**DATA SHOWN:**
———
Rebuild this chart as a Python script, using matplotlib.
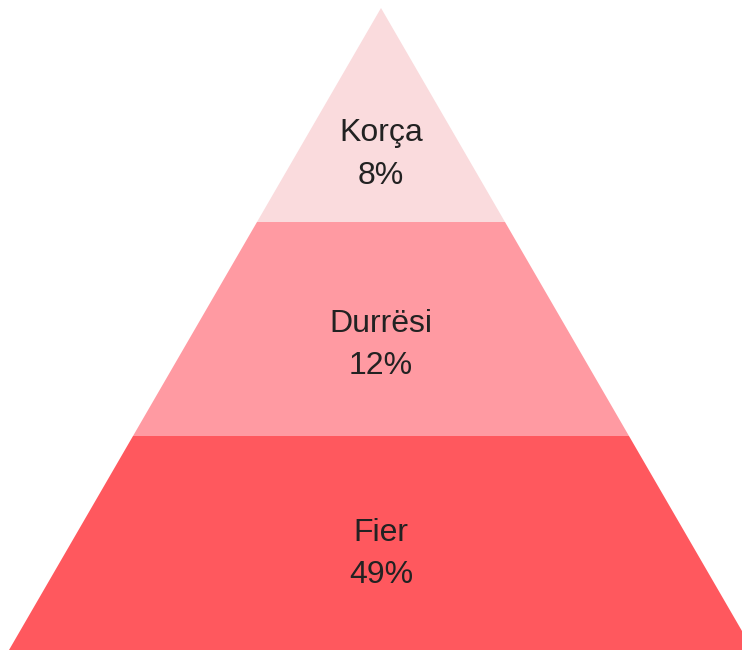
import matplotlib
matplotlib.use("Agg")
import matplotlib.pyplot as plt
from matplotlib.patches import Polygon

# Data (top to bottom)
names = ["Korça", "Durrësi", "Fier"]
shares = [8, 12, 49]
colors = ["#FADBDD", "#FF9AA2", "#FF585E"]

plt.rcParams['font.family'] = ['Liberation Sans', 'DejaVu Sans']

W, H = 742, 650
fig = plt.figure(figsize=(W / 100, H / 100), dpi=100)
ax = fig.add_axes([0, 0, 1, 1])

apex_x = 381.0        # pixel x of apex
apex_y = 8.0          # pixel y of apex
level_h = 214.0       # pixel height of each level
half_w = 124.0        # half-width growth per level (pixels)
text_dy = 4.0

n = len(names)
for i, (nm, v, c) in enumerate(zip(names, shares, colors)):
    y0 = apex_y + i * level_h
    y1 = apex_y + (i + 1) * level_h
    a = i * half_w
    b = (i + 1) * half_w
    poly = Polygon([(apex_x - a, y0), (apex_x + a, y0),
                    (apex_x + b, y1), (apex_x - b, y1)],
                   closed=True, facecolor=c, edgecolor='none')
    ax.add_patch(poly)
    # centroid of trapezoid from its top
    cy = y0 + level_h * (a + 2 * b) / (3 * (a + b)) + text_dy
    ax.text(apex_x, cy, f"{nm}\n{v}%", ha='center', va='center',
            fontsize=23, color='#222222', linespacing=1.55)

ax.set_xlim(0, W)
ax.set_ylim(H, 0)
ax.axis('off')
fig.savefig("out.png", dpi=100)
———
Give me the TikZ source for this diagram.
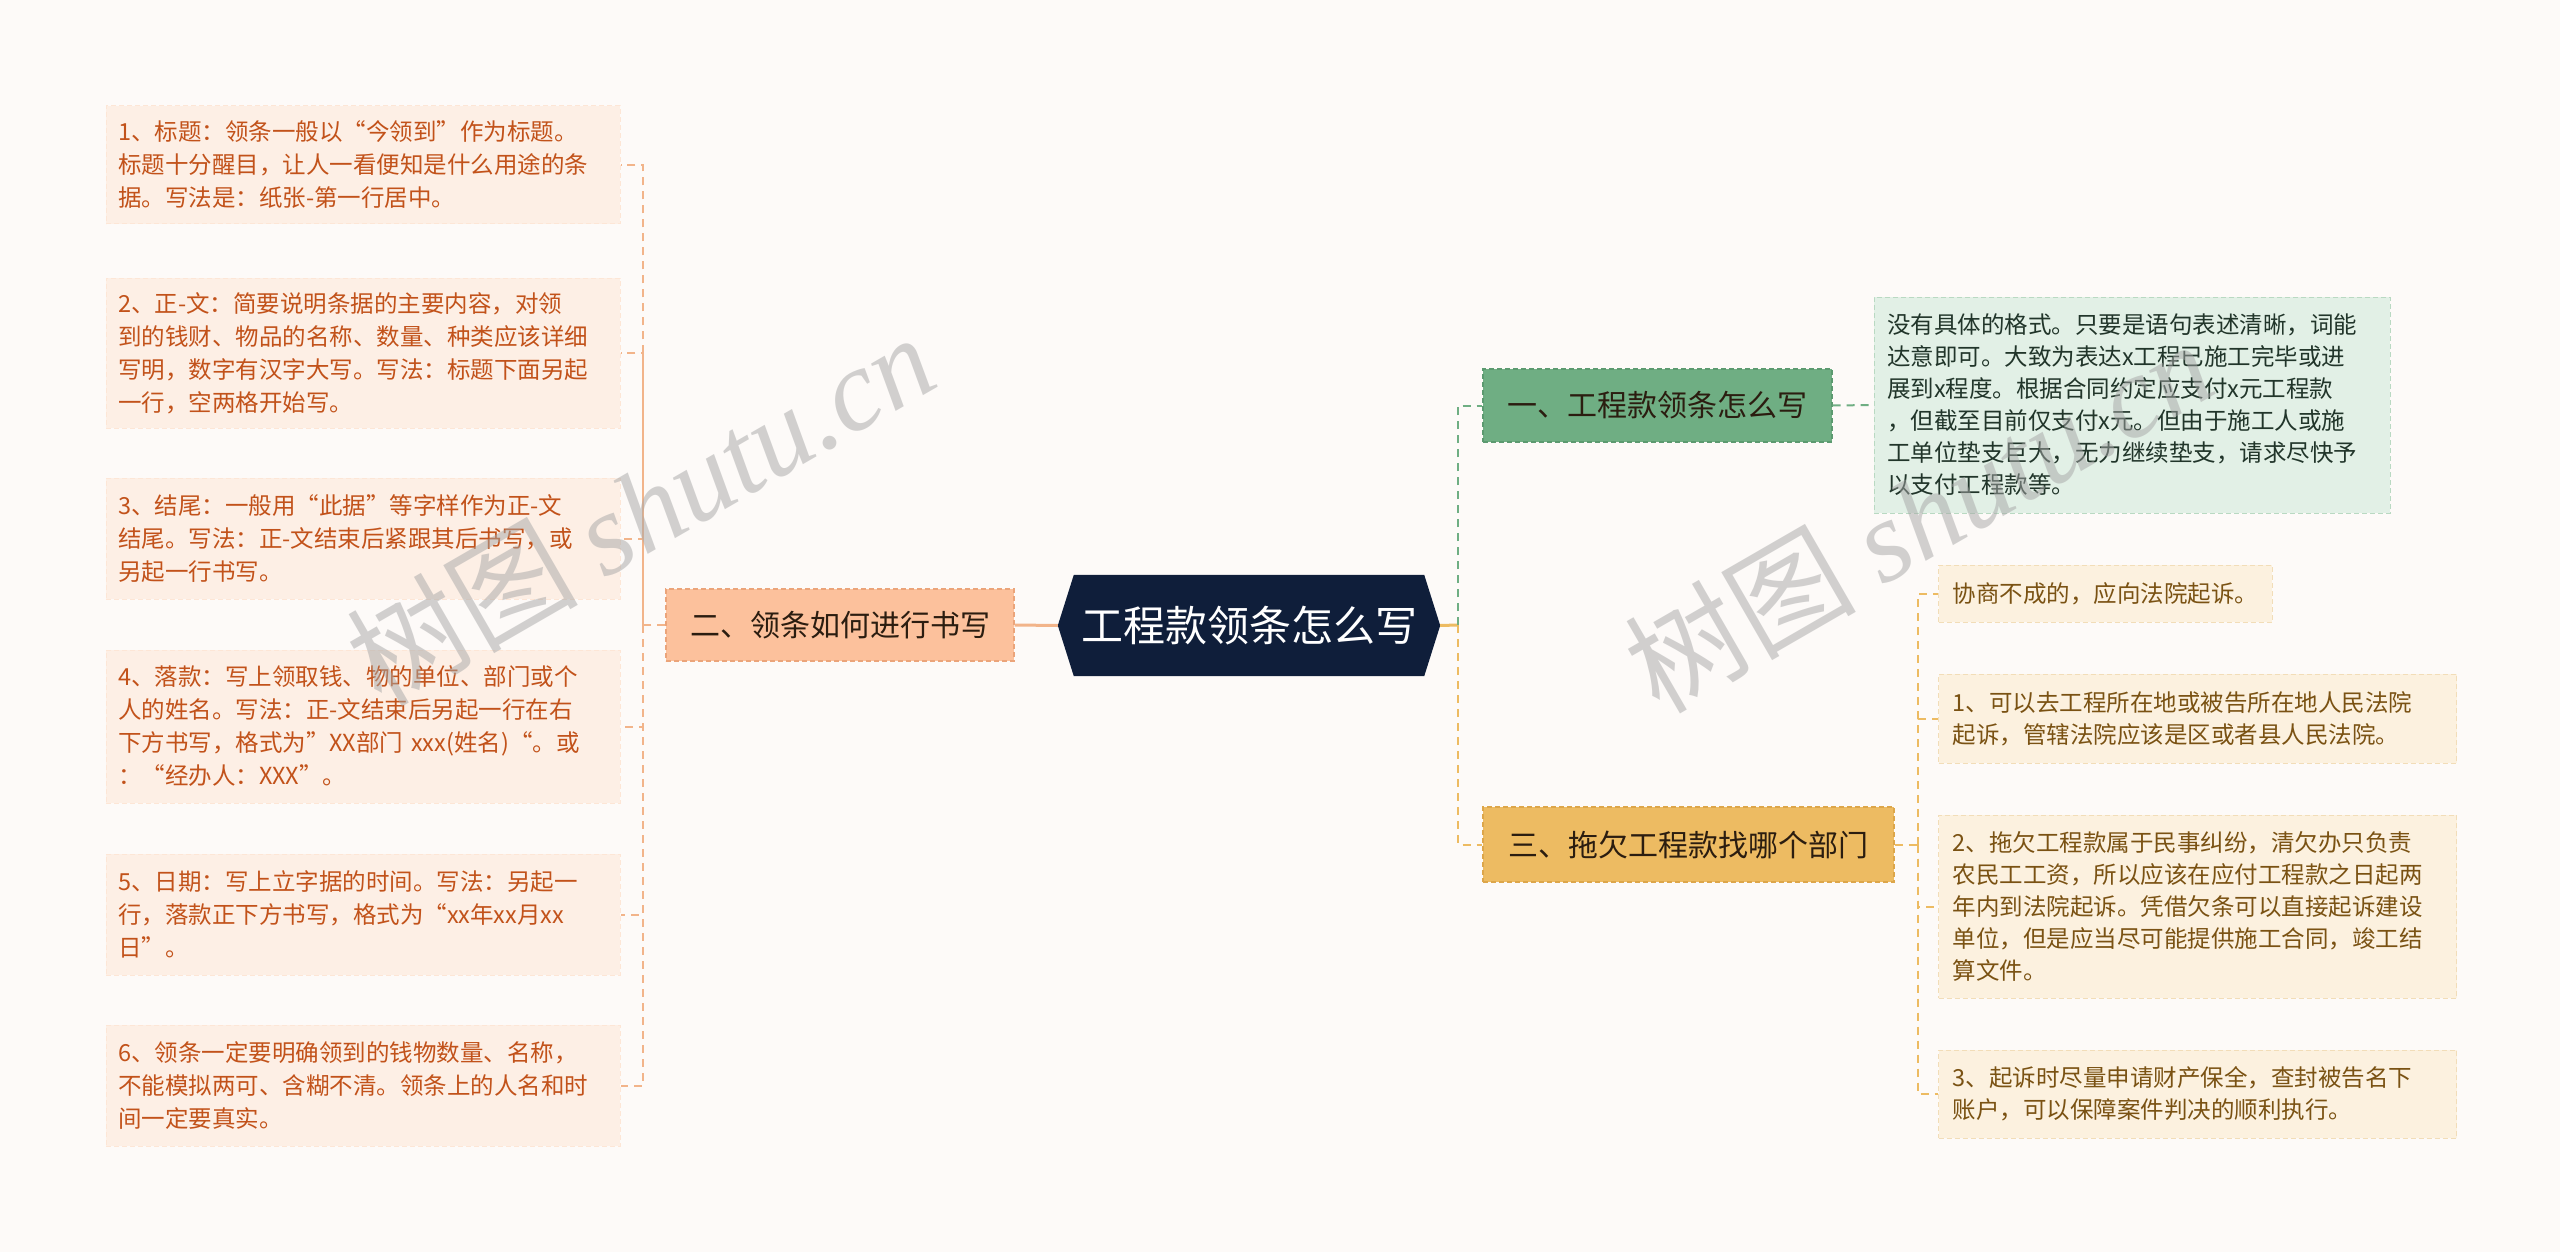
———
Across the material above, how many lines include the string "matplotlib"? Only the number is wanted.

5